In Vertex’s required economics course, there is a unit entitled Facts, Fallacies, and Freedom: Thomas Sowell and the Pursuit of Truth. High school students must read from Sowell’s Basic Economics. At the end of the unit, students will be able to do four things:
Think like social scientists, using evidence, logic, and data to evaluate claims.
Recognize myths and fallacies that distort understanding of inequality and achievement.
Apply economic and sociological reasoning to real-world problems of opportunity and development.
Communicate empirically supported arguments about human potential.

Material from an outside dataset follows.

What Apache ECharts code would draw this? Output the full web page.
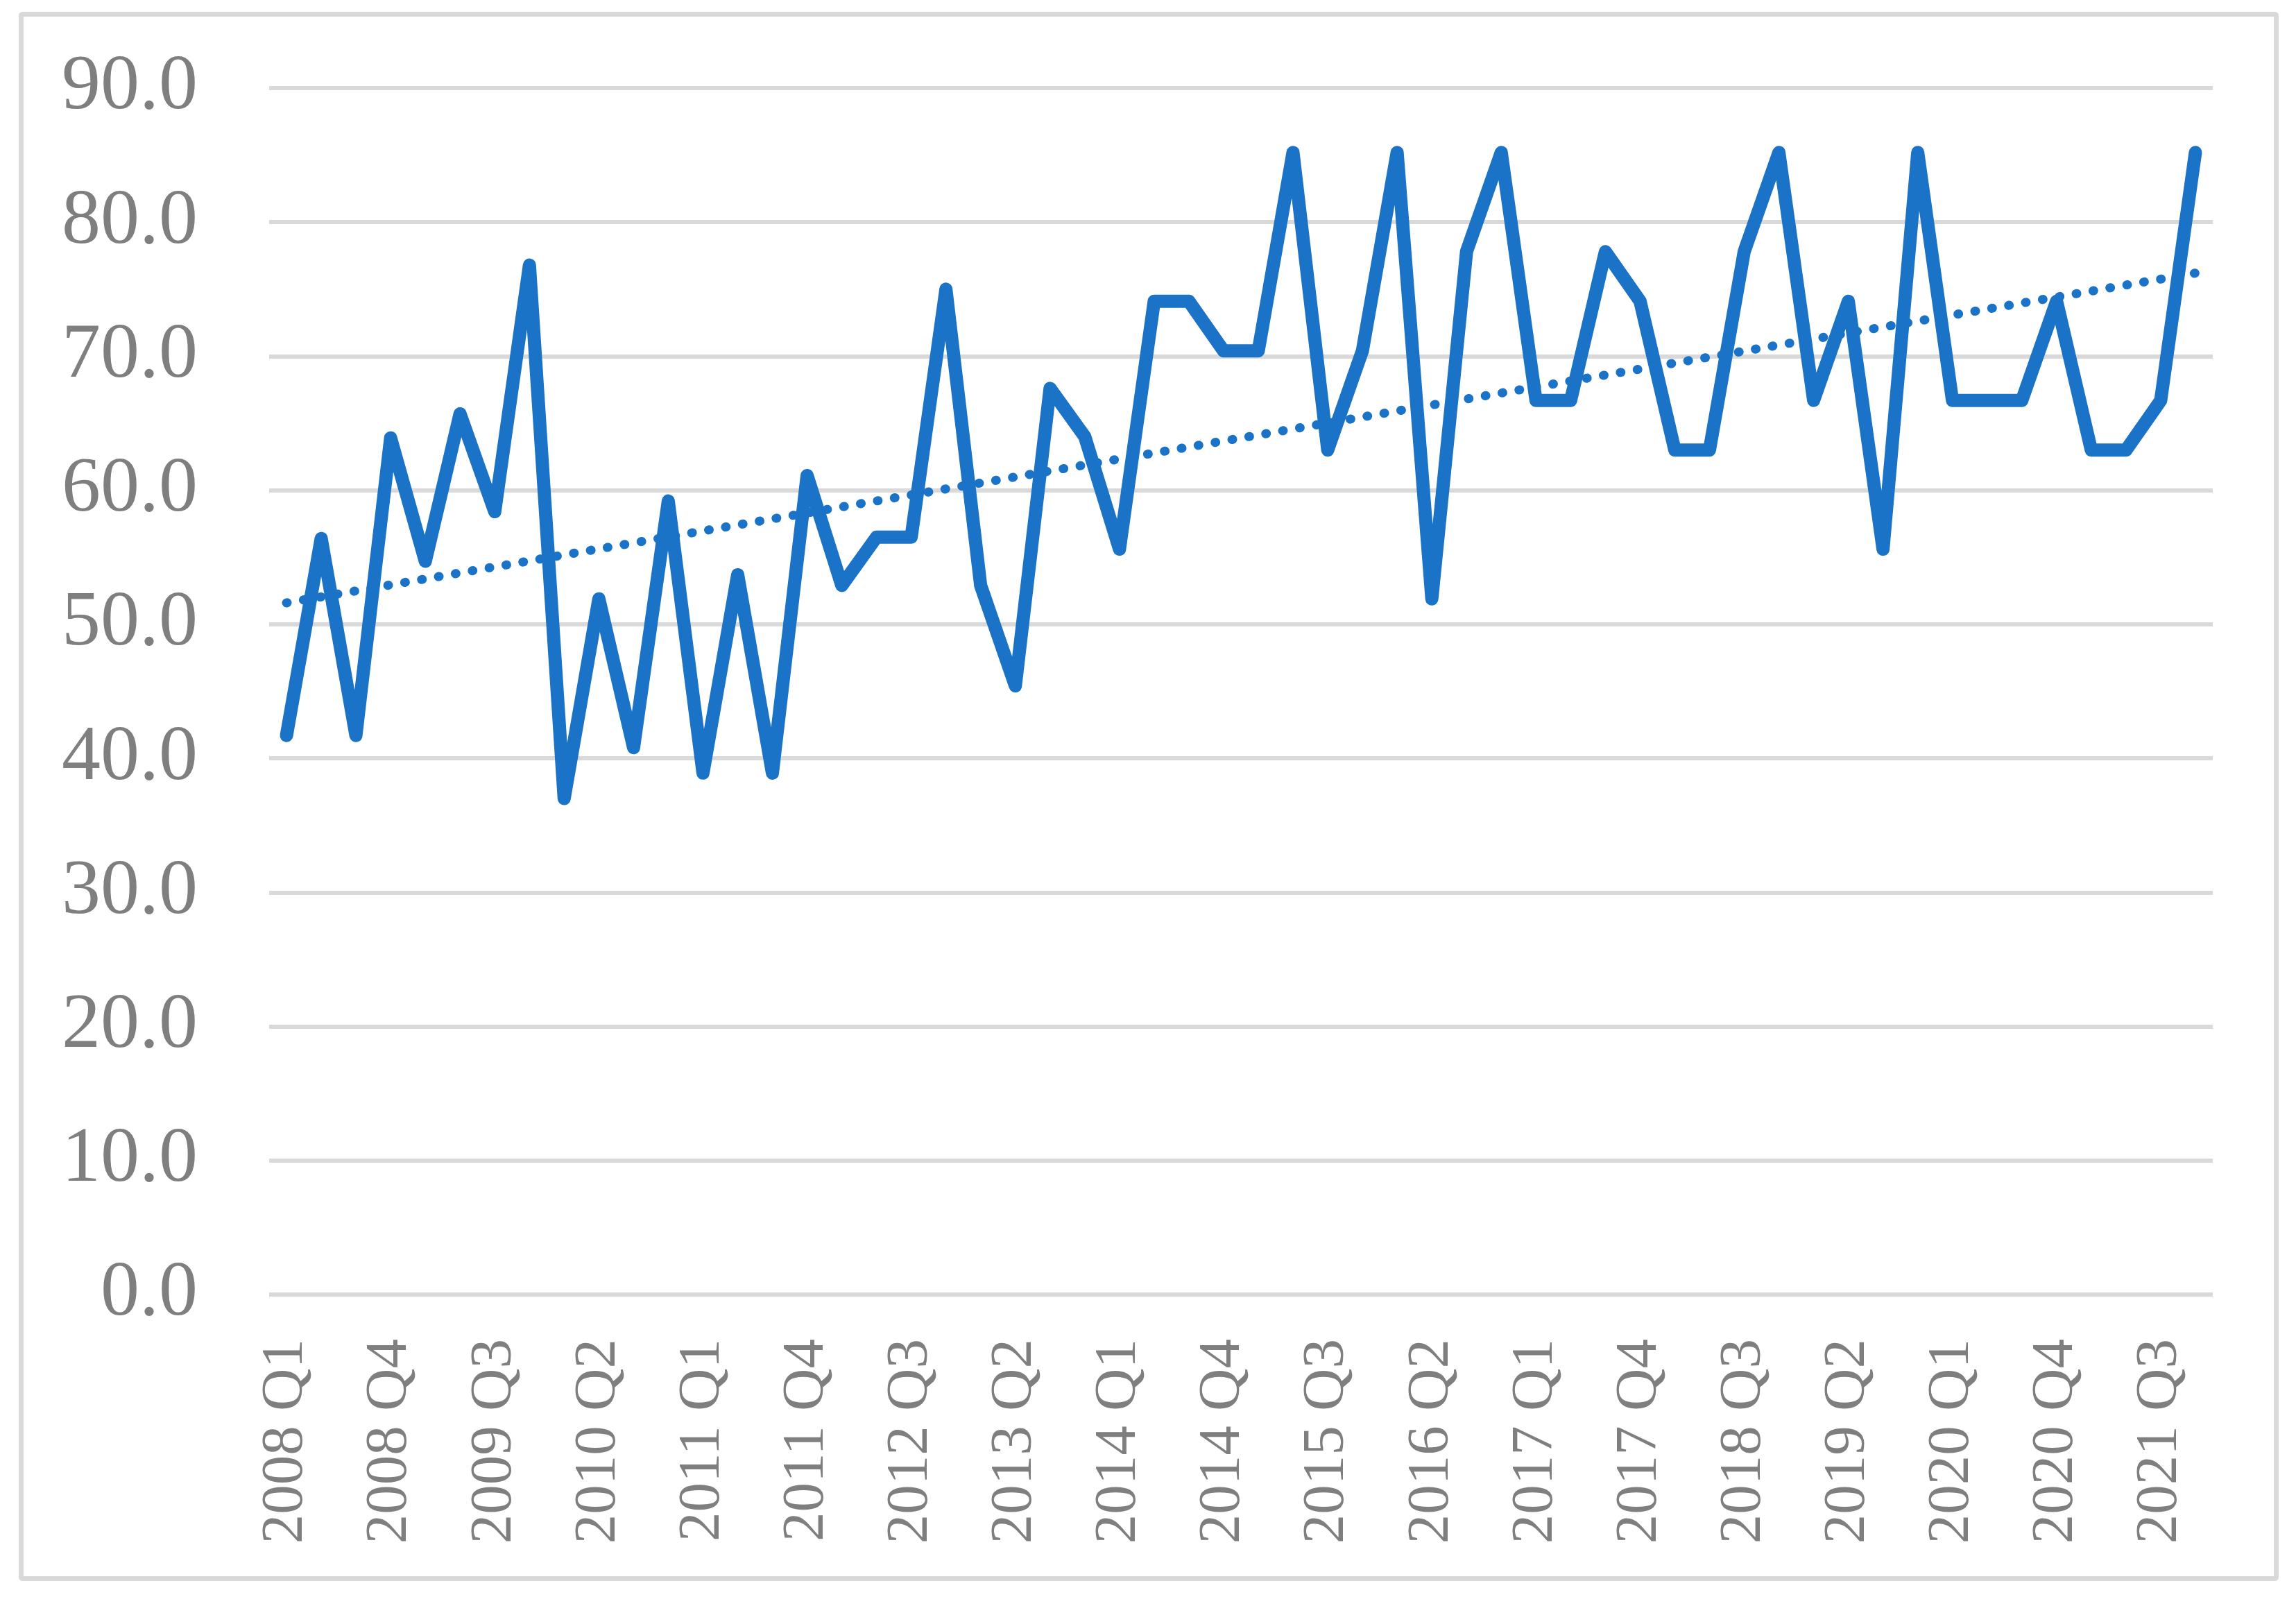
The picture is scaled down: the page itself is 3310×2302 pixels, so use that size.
<!DOCTYPE html>
<html>
<head>
<meta charset="utf-8">
<script src="https://cdn.jsdelivr.net/npm/echarts@6/dist/echarts.min.js"></script>
<style>
html,body{margin:0;padding:0;background:#fff;}
#chart{width:3310px;height:2302px;}
</style>
</head>
<body>
<div id="chart"></div>
<script>
const categories = [
  '2008 Q1','2008 Q2','2008 Q3','2008 Q4',
  '2009 Q1','2009 Q2','2009 Q3','2009 Q4',
  '2010 Q1','2010 Q2','2010 Q3','2010 Q4',
  '2011 Q1','2011 Q2','2011 Q3','2011 Q4',
  '2012 Q1','2012 Q2','2012 Q3','2012 Q4',
  '2013 Q1','2013 Q2','2013 Q3','2013 Q4',
  '2014 Q1','2014 Q2','2014 Q3','2014 Q4',
  '2015 Q1','2015 Q2','2015 Q3','2015 Q4',
  '2016 Q1','2016 Q2','2016 Q3','2016 Q4',
  '2017 Q1','2017 Q2','2017 Q3','2017 Q4',
  '2018 Q1','2018 Q2','2018 Q3','2018 Q4',
  '2019 Q1','2019 Q2','2019 Q3','2019 Q4',
  '2020 Q1','2020 Q2','2020 Q3','2020 Q4',
  '2021 Q1','2021 Q2','2021 Q3','2021 Q4'
];
const values = [
  41.7, 56.4, 41.7, 63.9,
  54.7, 65.7, 58.4, 76.8,
  37.0, 51.9, 40.8, 59.2,
  38.9, 53.7, 38.9, 61.1,
  52.9, 56.5, 56.5, 75.0,
  52.9, 45.4, 67.6, 64.0,
  55.6, 74.1, 74.1, 70.4,
  70.4, 85.2, 63.0, 70.4,
  85.2, 51.9, 77.8, 85.2,
  66.7, 66.7, 77.8, 74.1,
  63.0, 63.0, 77.8, 85.2,
  66.7, 74.1, 55.6, 85.2,
  66.7, 66.7, 66.7, 74.1,
  63.0, 63.0, 66.7, 85.2
];
const trendEnds = [51.6, 76.2];
const yMin = 0, yMax = 90, yStep = 10;

const blue = '#1A73C6';
const gray = '#7F7F7F';
const gridGray = '#D9D9D9';
const font = '"Liberation Serif", "Times New Roman", serif';

const chart = echarts.init(document.getElementById('chart'), null, {renderer: 'canvas'});
chart.setOption({
  animation: false,
  backgroundColor: '#ffffff',
  graphic: [{
    type: 'rect',
    shape: {x: 30.5, y: 20.5, width: 3251, height: 2255, r: 2},
    style: {fill: 'none', stroke: gridGray, lineWidth: 7},
    silent: true
  }],
  grid: {left: 388, right: 120, top: 127, bottom: 436, containLabel: false},
  xAxis: {
    type: 'category',
    data: categories,
    boundaryGap: true,
    axisLine: {show: false},
    axisTick: {show: false},
    axisLabel: {
      interval: 2,
      rotate: 90,
      margin: 64,
      color: gray,
      fontFamily: font,
      fontSize: 85
    },
    splitLine: {show: false}
  },
  yAxis: {
    type: 'value',
    min: yMin,
    max: yMax,
    interval: yStep,
    axisLine: {show: false},
    axisTick: {show: false},
    axisLabel: {
      margin: 103,
      color: gray,
      fontFamily: font,
      fontSize: 112,
      formatter: v => v.toFixed(1)
    },
    splitLine: {show: true, lineStyle: {color: gridGray, width: 6}}
  },
  series: [{
    type: 'line',
    data: values,
    symbol: 'none',
    lineStyle: {color: blue, width: 19, join: 'round', cap: 'round'},
    markLine: {
      silent: true,
      symbol: ['none', 'none'],
      label: {show: false},
      lineStyle: {color: blue, width: 13, type: [1, 23.7], cap: 'round'},
      emphasis: {disabled: true},
      data: [[
        {coord: [categories[0], trendEnds[0]]},
        {coord: [categories[categories.length - 1], trendEnds[1]]}
      ]]
    }
  }]
});
</script>
</body>
</html>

I should mention that teachers’ unions sued to try to block Vertex from opening. This is in a district in which only 7 percent of kids graduate from high school ready for college. Can you imagine that? Vertex is bringing a world-class, virtues-based education to an area desperately in need of educational alternatives, and that’s the fight the teachers’ unions chose to pursue. But we won that fight.
The Power of Self-Renewal
Let me close by quoting Alexis de Tocqueville, who said that America’s greatness lies not in “being more enlightened than other nations” but in “being able to repair the faults” Americans may commit.
I find this statement compelling because it suggests that our country, through its founding documents—the Declaration of Independence, the Constitution, the Bill of Rights—has within itself the tools of self-renewal, the power of self-betterment. America has a story still to be told as we strive to become a more perfect union.
At Vertex, one of our rituals is that our students recite the Preamble to the Constitution each morning to remind them that we are the people to shape the future and secure the blessings of liberty. The goal is to instill within our students the knowledge that, like our country, they also have the tools of self-betterment and self-renewal within themselves.
Young people should know that they live in a remarkable country that is not hostile to their dreams but in fact can help make those dreams come true if they live with virtue, as architects of their own lives.
Ian Rowe is the CEO and cofounder of Vertex Partnership Academies, a network of character-based International Baccalaureate high schools inaugurated in the Bronx in 2022. He is also a senior fellow at the American Enterprise Institute. This article is adapted from his keynote address at the Coolidge Foundation’s 2025 Winter Gala, held December 9 at the Union League Club in New York City.